On the one hand, Neville supports most of the essential thesis with
independent arguments. On the other hand, he rejects characteristic
claims while importing most of their initial plausibility, especially
with respect to the theory of time. He insists that time makes a
difference and is very good in explicating the logic of tenses. His
favorite ploy treats the determinist as a Parmenidean conceiving an
unchanging volume of events, and showing the folly of this position.
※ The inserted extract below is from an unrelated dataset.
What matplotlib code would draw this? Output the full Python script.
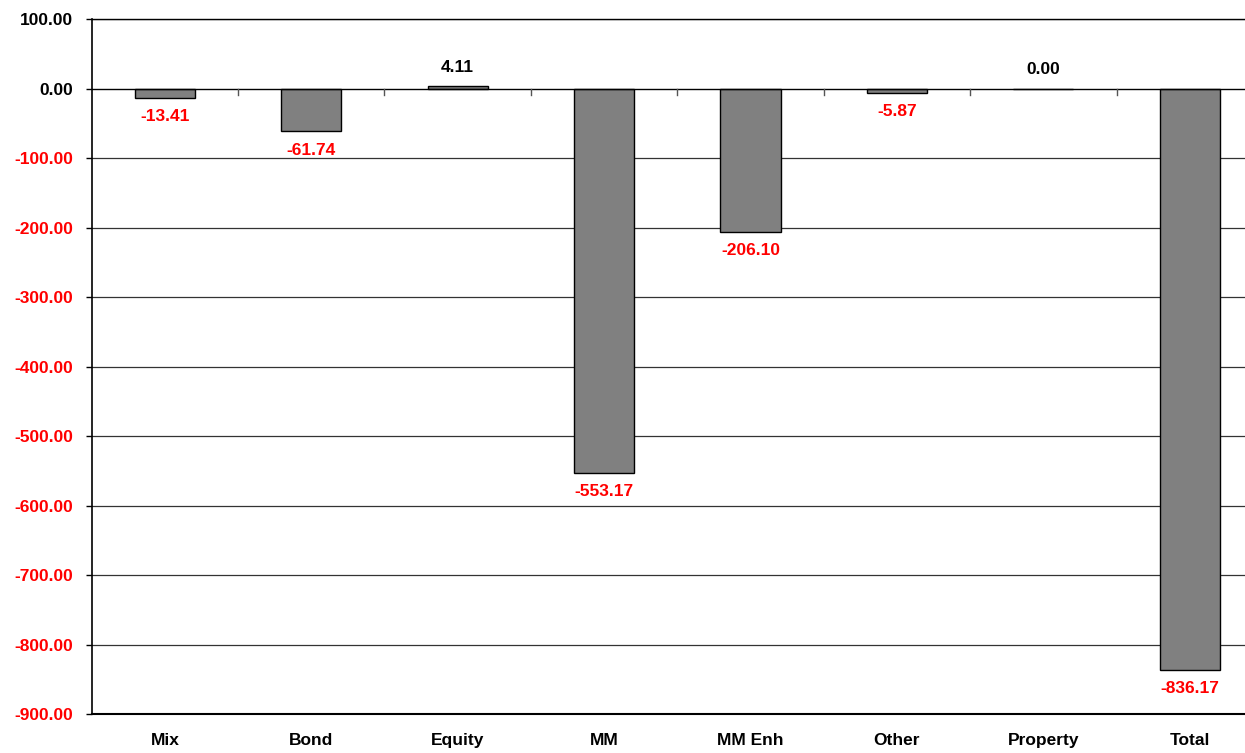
import matplotlib
matplotlib.use("Agg")
import matplotlib.pyplot as plt
import numpy as np

categories = ["Mix", "Bond", "Equity", "MM", "MM Enh", "Other", "Property", "Total"]
values = [-13.41, -61.74, 4.11, -553.17, -206.10, -5.87, 0.00, -836.17]
yticks = [100, 0, -100, -200, -300, -400, -500, -600, -700, -800, -900]

plt.rcParams['font.family'] = ['Liberation Sans', 'DejaVu Sans']
fig = plt.figure(figsize=(12.45, 7.53), dpi=100)
W, H = 1245, 753
left, right = 91.6, 1263
top, bottom = 19, 714
ax = fig.add_axes([left / W, 1 - bottom / H, (right - left) / W, (bottom - top) / H])

FS = 12.5
x = np.arange(len(categories))
ax.bar(x, values, width=0.41, color="#808080", edgecolor="black", linewidth=1.0, zorder=3)
ax.set_xlim(-0.5, len(categories) - 0.5)
ax.set_ylim(-900, 100)

for yv in yticks:
    if yv in (0, -900):
        continue
    ax.axhline(yv, color="#333333", linewidth=0.9, zorder=1)
ax.axhline(0, color="black", linewidth=1.0, zorder=4)

ax.set_yticks(yticks)
ax.set_yticklabels([f"{v:.2f}" for v in yticks], fontsize=FS, fontweight="bold")
for lab, v in zip(ax.get_yticklabels(), yticks):
    lab.set_color("red" if v < 0 else "black")
ax.tick_params(axis="y", direction="out", length=4, width=1, pad=9.5)

ax.set_xticks(x)
ax.set_xticklabels(categories, fontsize=FS, fontweight="bold")
ax.tick_params(axis="x", length=0, pad=14)
# ticks at category boundaries on the zero line
for b in np.arange(0.5, len(categories) - 0.5, 1):
    ax.plot([b, b], [0, -9], color="#555555", linewidth=1, zorder=4, clip_on=False)

ax.spines["right"].set_visible(False)
ax.spines["top"].set_color("black")
ax.spines["left"].set_linewidth(1.2)
ax.spines["bottom"].set_linewidth(1.5)
ax.spines["top"].set_linewidth(1.0)

for xi, v in zip(x, values):
    if v < 0:
        ax.annotate(f"{v:.2f}", (xi, v), xytext=(0, -8), textcoords="offset points",
                    ha="center", va="top", color="red", fontsize=FS, fontweight="bold")
    else:
        ax.annotate(f"{v:.2f}", (xi, v), xytext=(0, 8), textcoords="offset points",
                    ha="center", va="bottom", color="black", fontsize=FS, fontweight="bold")

fig.savefig("out.png", dpi=100)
Passage does make a difference, but we need not follow Whitehead in
identifying subjectivity with present immediacy and we need not be
troubled by the objectivity of the past. His theory of the human self
is essentially fiduciary, with the earlier moments making commitments on
behalf of the later moments of the self. Put in Whiteheadian terms, his
self is essentially a personally ordered society of occasions enduring
through time, rather than the successive, momentary, individual occasion
itself.
This greatly simplifies the analysis of what it means to be
subjective and enables Neville to claim the distinctiveness for the
human creativity (page 201). If every occasion is fleetingly
subjective, as Whitehead thought, then not only must we affirm that
every occasion whatsoever is subjective in its presentness (his
so-called “panpsychism”), but each must receive its subjectivity from
another. Thus we must conceive some transcendent agent giving each
occasion its initial selfhood (Whitehead’s necessary theism). Neville’s
analysis is more acceptable to most philosophers because it dispenses
with these two controversial assumptions while at the same time
upholding and defending its careful analysis of creativity as temporal
self-constitution. But then the problem is not faced with all
seriousness. Only Sartre with his stark concern for the momentary self
saw the real problem: how can the self, new in every moment, arise out
of nothing? His own answer trades on the traditional doctrine of
creation out of nothing, so much so that otherwise it would be
unintelligible. As it is, Whitehead’s analysis is far more cogent.
But this argument requires that God tempts every person to
do the good. This is perhaps an uncharacteristic way of looking at
Whitehead’s theory but it remains that each occasion embarks on its
subjective career only by means of an initial aim supplied by God.
Neville dispenses with this initial aim while yet giving careful
analysis of freedom as norm-determining values. He dispenses with the
transcendent tempter because there is no need for this initial purposing
lure. Traditionally, however, we have not thought that there need be
any temptation for the emergence of the good self. In fact, it is the
presence of evil that needs explanation, although Tillich’s careful
analysis in volume two of the Systematic Theology of “dreaming
innocence” shows that the emergence of the self is very much at the core
of the problem. If there is a tempter for good, there is also a tempter
for evil. The serpent in paradise is absolutely essential for Eve’s
fall, but this is unpalatable for optimistic Whiteheadians.